Perhaps that era is coming to an end. United’s early moves in the market speak to a change in Woodward’s approach this summer. Perhaps the club’s new-found relationship with agent Mino Raiola has paid dividends. By the end of the summer (or even this week) three of Raiola’s key clients could all be United players. Zlatan Ibrahimovic joined in July, and was quickly followed by Dortmund playmaker Henrikh Mkhitaryan.
Could Paul Pogba be the latest Raiola client to make the switch to Old Trafford? Reports that the Frenchman is close to an Old Trafford move have increased, four years after Pogba left in controversial circumstances following a fallout with Sir Alex Ferguson over first-team opportunities. Yet, the switch now beckons for what would be a world-record fee for Europe’s brightest young talent. Pogba’s return would underline the a costly mistake made in 2012, but the club is finally behaving like the planet’s most financially powerful club.
[blockquote who=”” cite=””]The club struggled to sign stars of the calibre expected. Moves often reeked of desperation; too often bereft of serious long-term planning. Perhaps that era is coming to an end.[/blockquote]
To put that statement in perspective, reports in Spain from Real Madrid mouthpiece Marca indicate that Los Blancos have dropped out of the race for Pogba because of United’s financial muscle. That’s some statement – and is telling about the Premier League’s renewed vigour. Finally, the Reds may have found a way to flaunt the muscle Woodward has bragged about for years. Perhaps he wasn’t a liar all along.
Regardless of whether United completes the move for Pogba, it appears that the club has planned its transfer activity for the first time since the David Gill-Sir Alex Ferguson era. It is only mid-July and the thrust of business is probably already done; three of four primary signings have been made, and supplementary signings will arrive depending on sales, to which Mourinho spoke in his opening press conference. For the first time in years the club will be ready to go when the season starts.

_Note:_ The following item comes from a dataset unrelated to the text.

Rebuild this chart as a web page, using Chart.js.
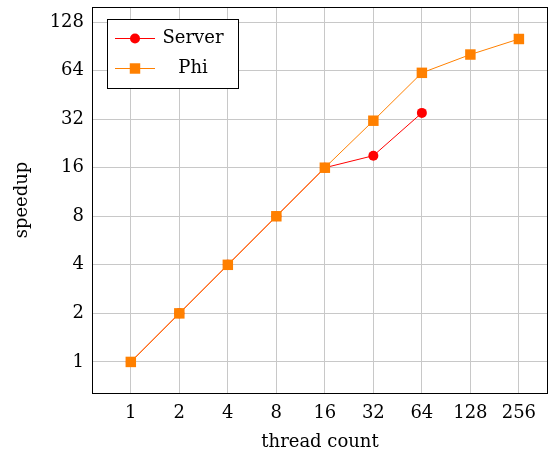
<!DOCTYPE html>
<html><head><meta charset="utf-8">
<script src="https://cdn.jsdelivr.net/npm/chart.js@4"></script>
<style>html,body{margin:0;padding:0;background:#fff}#wrap{width:551px;height:453px}</style>
</head><body><div id="wrap"><canvas id="c" width="551" height="453"></canvas></div>
<script>
const threads = [1, 2, 4, 8, 16, 32, 64, 128, 256];
const speedupTicks = [1, 2, 4, 8, 16, 32, 64, 128];
const serverThreads = [1, 2, 4, 8, 16, 32, 64];
const serverSpeedup = [1, 2, 4, 8, 16, 19, 35];
const phiThreads = [1, 2, 4, 8, 16, 32, 64, 128, 256];
const phiSpeedup = [1, 2, 4, 8, 16, 31.3, 62, 80.5, 100.5];
const seriesNames = ['Server', 'Phi'];
const xTitle = 'thread count';
const yTitle = 'speedup';

const FONT = 'DejaVu Serif';
const RED = '#ff0000', ORANGE = '#ff8000';

const boxPlugin = {
  id: 'boxLegend',
  afterDraw(chart) {
    const ctx = chart.ctx, a = chart.chartArea;
    ctx.save();
    ctx.strokeStyle = '#000'; ctx.lineWidth = 1;
    ctx.strokeRect(Math.round(a.left) + 0.5, Math.round(a.top) + 0.5, Math.round(a.right - a.left) - 1, Math.round(a.bottom - a.top));
    const lx = a.left + 15, ly = a.top + 12, lw = 131, lh = 69;
    ctx.fillStyle = '#fff';
    ctx.fillRect(lx, ly, lw, lh);
    ctx.strokeRect(Math.round(lx) + 0.5, Math.round(ly) + 0.5, lw, lh);
    const rows = [
      {name: seriesNames[0], color: RED, style: 'circle', r: 5},
      {name: seriesNames[1], color: ORANGE, style: 'rect', r: 7.4}
    ];
    rows.forEach((row, i) => {
      const cy = ly + 19.5 + i * 30;
      ctx.strokeStyle = row.color; ctx.lineWidth = 1;
      ctx.beginPath(); ctx.moveTo(lx + 8, cy); ctx.lineTo(lx + 48, cy); ctx.stroke();
      ctx.fillStyle = row.color;
      ctx.beginPath();
      if (row.style === 'circle') { ctx.arc(lx + 28, cy, row.r, 0, Math.PI * 2); }
      else { const s = row.r * Math.SQRT1_2; ctx.rect(lx + 28 - s, cy - s, 2 * s, 2 * s); }
      ctx.fill();
      ctx.fillStyle = '#000';
      ctx.font = '18px "' + FONT + '"';
      ctx.textAlign = 'center'; ctx.textBaseline = 'middle';
      ctx.fillText(row.name, lx + 86, cy);
    });
    ctx.restore();
  }
};

const xs = threads.map(v => ({value: v}));
const ys = speedupTicks.map(v => ({value: v}));

new Chart(document.getElementById('c'), {
  type: 'line',
  data: {
    datasets: [
      {label: seriesNames[0], order: 1, data: serverThreads.map((t, i) => ({x: t, y: serverSpeedup[i]})),
       borderColor: RED, backgroundColor: RED, borderWidth: 1, pointStyle: 'circle', pointRadius: 5,
       pointBorderWidth: 0, pointHoverRadius: 5, tension: 0},
      {label: seriesNames[1], order: 0, data: phiThreads.map((t, i) => ({x: t, y: phiSpeedup[i]})),
       borderColor: ORANGE, backgroundColor: ORANGE, borderWidth: 1, pointStyle: 'rect', pointRadius: 7.4,
       pointBorderWidth: 0, pointHoverRadius: 7.4, tension: 0}
    ]
  },
  options: {
    responsive: false, animation: false,
    layout: {autoPadding: false, padding: {top: 7, right: 3, left: 12, bottom: 0}},
    plugins: {legend: {display: false}, tooltip: {enabled: false}},
    scales: {
      x: {
        type: 'logarithmic', bounds: 'data', min: Math.pow(2, -0.8), max: Math.pow(2, 8.6),
        afterBuildTicks: s => { s.ticks = xs.map(t => ({value: t.value})); },
        afterFit: s => { s.height = 60; s.paddingLeft = 0; s.paddingRight = 0; },
        grid: {color: '#c8c8c8', lineWidth: 1, drawTicks: false},
        border: {display: false},
        ticks: {autoSkip: false, maxRotation: 0, padding: 10, color: '#000', font: {family: FONT, size: 18},
                callback: v => String(v)},
        title: {display: true, text: xTitle, color: '#000', font: {family: FONT, size: 18}, padding: {top: 6, bottom: 0}}
      },
      y: {
        type: 'logarithmic', bounds: 'data', min: Math.pow(2, -0.64), max: Math.pow(2, 7.31),
        afterBuildTicks: s => { s.ticks = ys.map(t => ({value: t.value})); },
        afterFit: s => { s.width = 80; s.paddingTop = 0; s.paddingBottom = 0; },
        grid: {color: '#c8c8c8', lineWidth: 1, drawTicks: false},
        border: {display: false},
        ticks: {autoSkip: false, padding: 8, color: '#000', font: {family: FONT, size: 18},
                callback: v => String(v)},
        title: {display: true, text: yTitle, color: '#000', font: {family: FONT, size: 18}, padding: {top: 0, bottom: 12}}
      }
    }
  },
  plugins: [boxPlugin]
});
</script>
</body></html>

That is a breath of fresh air, with Mourinho’s meticulous approach to planning seemingly paying quick dividends. The Portuguese’s scouting and personnel decisions were made long before he ‘officially’ accepted the managerial position. After all, Mourinho was spotted in Dortmund last February, keeping an eye on Mkhitaryan, his future Armenian star, months ahead of a move.
Pogba could be the final piece in the main puzzle as Mourinho bolsters the spine of a side that desperately needs reinforcement. An experienced defender is also reportedly on the agenda, and that would certainly aid the development of a youthful looking defence that has added Ivory Coast star Eric Bailly to its ranks this summer.

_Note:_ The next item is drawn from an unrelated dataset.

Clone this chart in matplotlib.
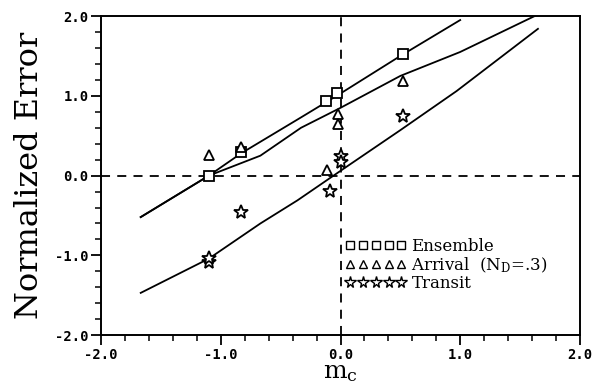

If United can make Pogba the next stunning recruit, it seems Mourinho will have helped Woodward’s renaissance from hapless CEO to the main man of the world’s most powerful club.

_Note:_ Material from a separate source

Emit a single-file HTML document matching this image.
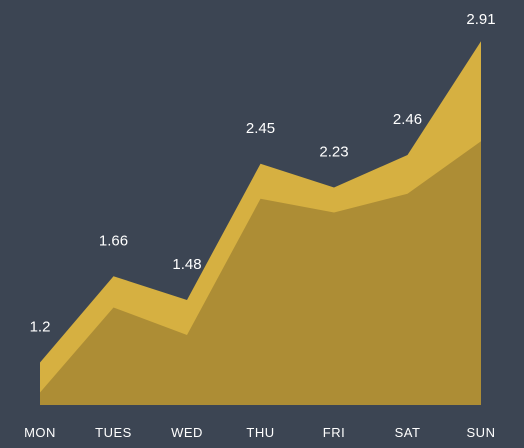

Transfers are a means to an end though. The final stage? Turning planning, quick decisions and money it into trophies – the return of the glory days to Old Trafford once again.
7 thoughts on “How United found its groove in the transfer market”
A Manager with half a brain makes a big difference, Moyes & LVG were Pea Brain Idiots!
We are going back to strategic… After a period of listless incompetence. But, the core management is the same.
A strategic approach to recruitment and on Saturdays evidence the ball moving forward. It’s all to much for me. I need to take a lie down
You can add Pogba to that list ,thus nothing changes
While I applaud members of the forum posting on here (so many posters post on here and aren’t members of the forums which cracks me up, personal opinion!)
But anyway, as usual PV, I have to ask…..what you on about!
Have to say R not sure what your on about re forums ?
But I was thinking that the Pogba situation mirrors that of the names mentioned at the the start of the article,Mueller ,Bale etc ,so therefore a contradiction ,No?